Monroe recorded Sparrow in a transformative period. She was four months pregnant with her son and, as she says, "feeling everything."

"I was just sober as a stone," Monroe says. "But I also felt an empowerment...I'd always heard about how you feel like a woman and you feel an empowerment holding a child. But I really did feel that when I was recording and I was aware that he was listening and he could hear me."

A songwriter's songwriter, Monroe teamed up with friends and frequent collaborators Brendan Benson, Waylon Payne, Angaleena Presley and Jon Randall, among others, to write songs focusing on everything from explorations of familial bonds to self-expression to desire.

Monroe reflects on mother-daughter relationships on "Mother's Daughter" and the loss of her father on "Daddy I Told You."

"Daddy I told you I was gonna fly/ I'd get out of that town alive/ Don't worry, I kept your name," she sings. "And your picture in a frame."

Album standout "Rita" is a testament to the power of friendship, a letter to an old companion backed by a stunning orchestral arrangement.

There's  explorations of pain and healing on "Hard on a Heart" and "I'm Trying To," which follow a soul still reeling from heartache.

Also represented here is something sorely lacking on mainstream country radio: honest depictions of adult womanhood.
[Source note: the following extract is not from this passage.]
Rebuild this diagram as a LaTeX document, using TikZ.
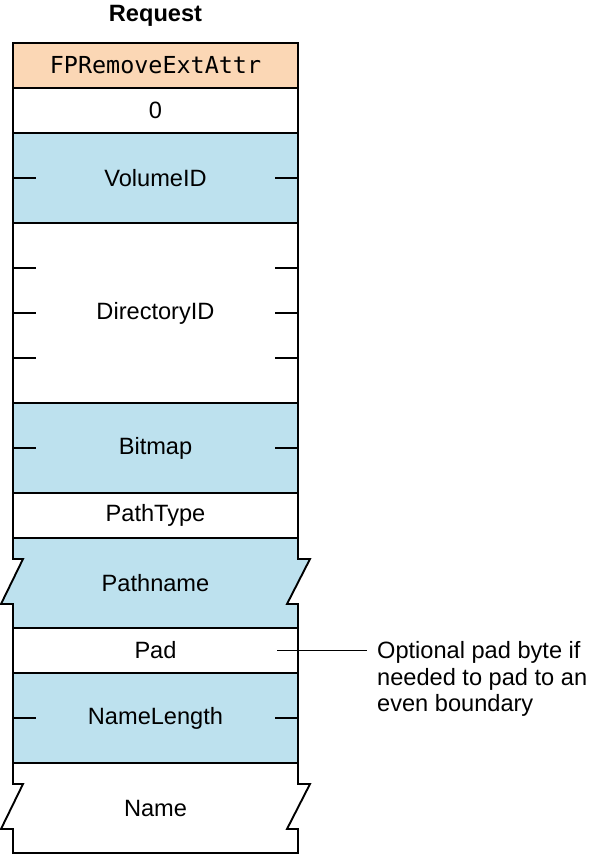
\documentclass[tikz,border=0pt]{standalone}
\usepackage{fontspec}
\setmainfont{Liberation Sans}
\setmonofont{DejaVu Sans Mono}
\usetikzlibrary{calc,chains,positioning,backgrounds}
\definecolor{cmdorange}{HTML}{FBD7B5}
\definecolor{fieldblue}{HTML}{BDE1EE}
\tikzset{field/.style={draw=black, line width=1.9pt, rectangle, minimum width=285pt, minimum height=45pt, inner sep=0pt, outer sep=0pt, fill=white, font=\fontsize{23.6}{26}\selectfont}, wide/.style={field, minimum height=90pt}, broken/.style={wide, draw=none, fill=none}, rule/.style={line width=1.9pt}, start chain=going below, node distance=0pt}
% short marks on both sides of a field
\newcommand{\fieldtick}[2]{\draw[rule] ($(#1.north west)!#2!(#1.south west)$) -- ++(23pt,0); \draw[rule] ($(#1.north east)!#2!(#1.south east)$) -- ++(-23pt,0);}
% outline of a field of variable length
\newcommand{\brokenfield}[2]{\draw[rule, fill=#2] (#1.north west) -- (#1.north east) -- ++(0,-21pt) -- ++(12pt,0) -- ++(-23pt,-45pt) -- ++(11pt,0) -- (#1.south east) -- (#1.south west) -- ++(0,24pt) -- ++(-12pt,0) -- ++(22pt,45pt) -- ++(-10pt,0) -- cycle;}

\begin{document}
\begin{tikzpicture}[x=1pt,y=1pt]
    \useasboundingbox (0,0) rectangle (590,-854);
    \node[field,on chain,fill=cmdorange,font=\fontsize{23.4}{26}\ttfamily] (cmd) at (155.5,-65.5) {FPRemoveExtAttr};
    \node[field,on chain] (zero) {0};
    \node[wide,on chain,fill=fieldblue] (vol) {VolumeID};
    \node[wide,on chain,minimum height=180pt] (dir) {DirectoryID};
    \node[wide,on chain,fill=fieldblue] (bmp) {Bitmap};
    \node[field,on chain] (ptype) {PathType};
    \node[broken,on chain] (pname) {Pathname};
    \node[field,on chain] (pad) {Pad};
    \node[wide,on chain,fill=fieldblue] (nlen) {NameLength};
    \node[broken,on chain] (name) {Name};
    \begin{scope}[on background layer]
        \brokenfield{pname}{fieldblue}
        \brokenfield{name}{white}
    \end{scope}
    \fieldtick{vol}{0.5}
    \fieldtick{dir}{0.25}
    \fieldtick{dir}{0.5}
    \fieldtick{dir}{0.75}
    \fieldtick{bmp}{0.5}
    \fieldtick{nlen}{0.5}
    \node[font=\fontsize{23.6}{26}\selectfont\bfseries, above=13pt of cmd] (req) {Request};
    \coordinate (padtip) at ($(pad.east)+(69pt,0)$);
    \draw[rule] ($(pad.east)+(-21pt,0)$) -- (padtip);
    \node[anchor=north west, align=left, inner sep=0pt, font=\fontsize{23.6}{26.5}\selectfont] (padnote) at ($(padtip)+(10pt,9pt)$) {Optional pad byte if\\needed to pad to an\\even boundary};
\end{tikzpicture}
\end{document}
Monroe embraces female desire offering up the kind of sultry tunes Delta chanteuse Bobbie Gentry could have recorded on Touch 'Em With Love. 

The fantasy-driven "Hands On You" and the yearning "Wild Love" celebrate passion, pleasure and living with wild abandon.
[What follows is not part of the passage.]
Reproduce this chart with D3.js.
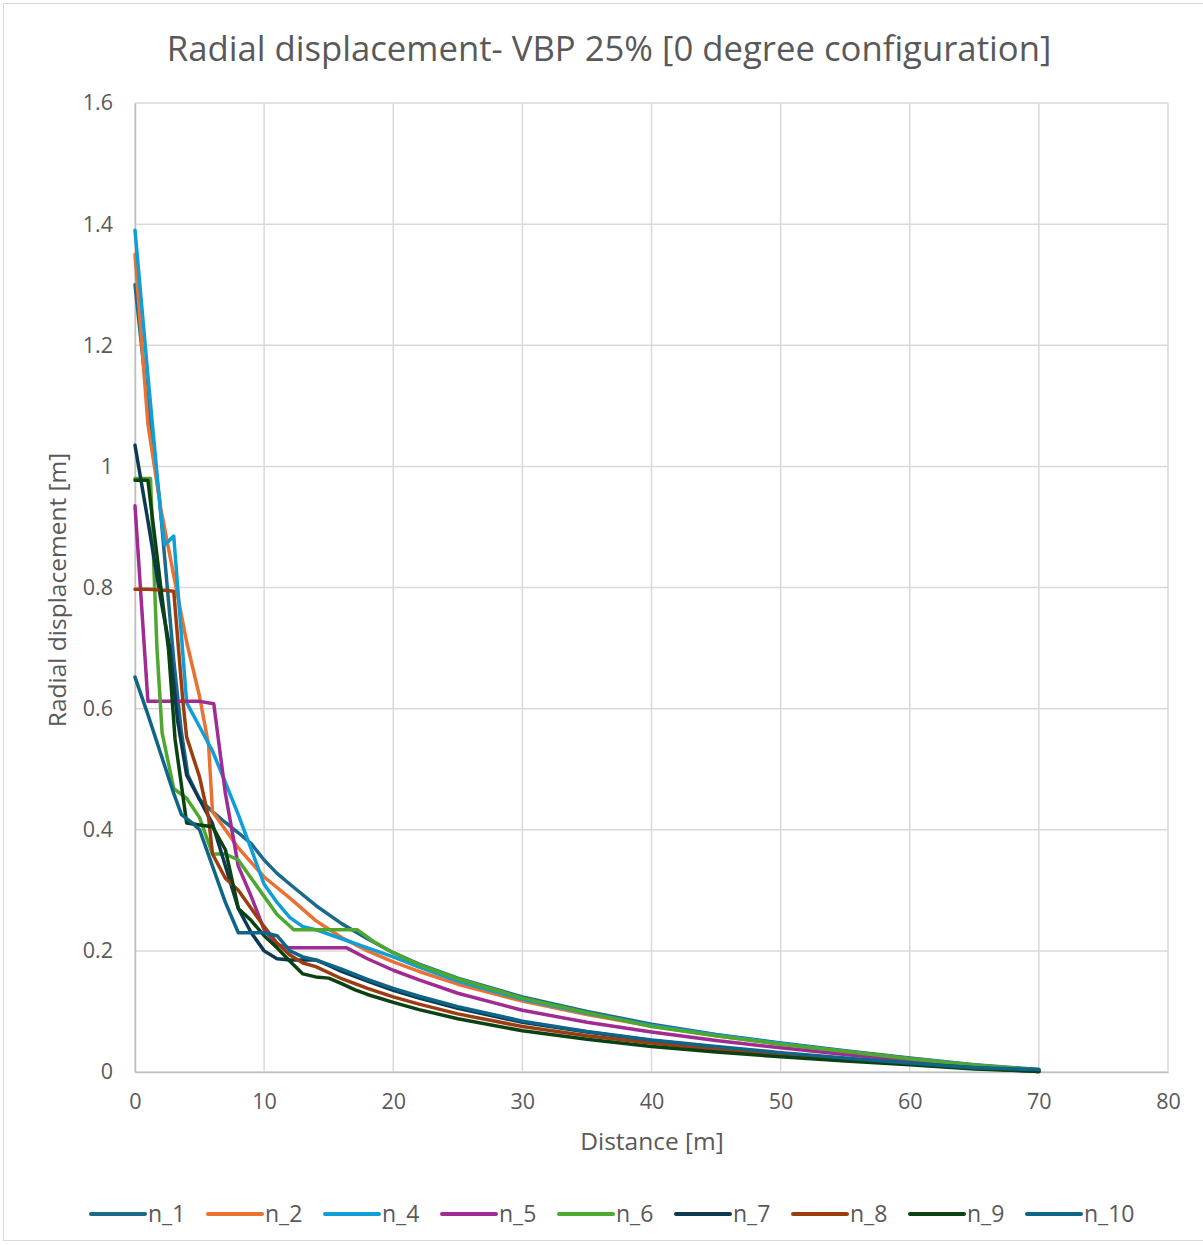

Read More: Country Music Needs That New Pistol Annies Record, and Here's Why

"I love how women have been reacting and telling me, like 'Oh my gosh, I love 'Hands on You' and 'I love 'Wild Love.'' I had a lady that worked at the airport chase me down and say 'I've been listening to your song non-stop.' I think because we do a lot of stuff it's hard for us to acknowledge that sexy feeling. And music can be so good at resurrecting feelings," Monroe says.

 

The album's final moments examine life as a person born to sing — and create — with "Keys to the Kingdom," co-written by Monroe and singer-songwriter Waylon Payne.

I was handed keys to the kingdom," Monroe sings. "I was given a haunted guitar and it made me sing every song it every wrote and then some."

The singer says Sparrow represents a new beginning for her, something that's reflected throughout the record.

"On this one I really felt quite a leap into myself, a new chapter and a new chapter feeling — being pregnant and a new studio," Monroe said. "I think this record lined up with that perfectly."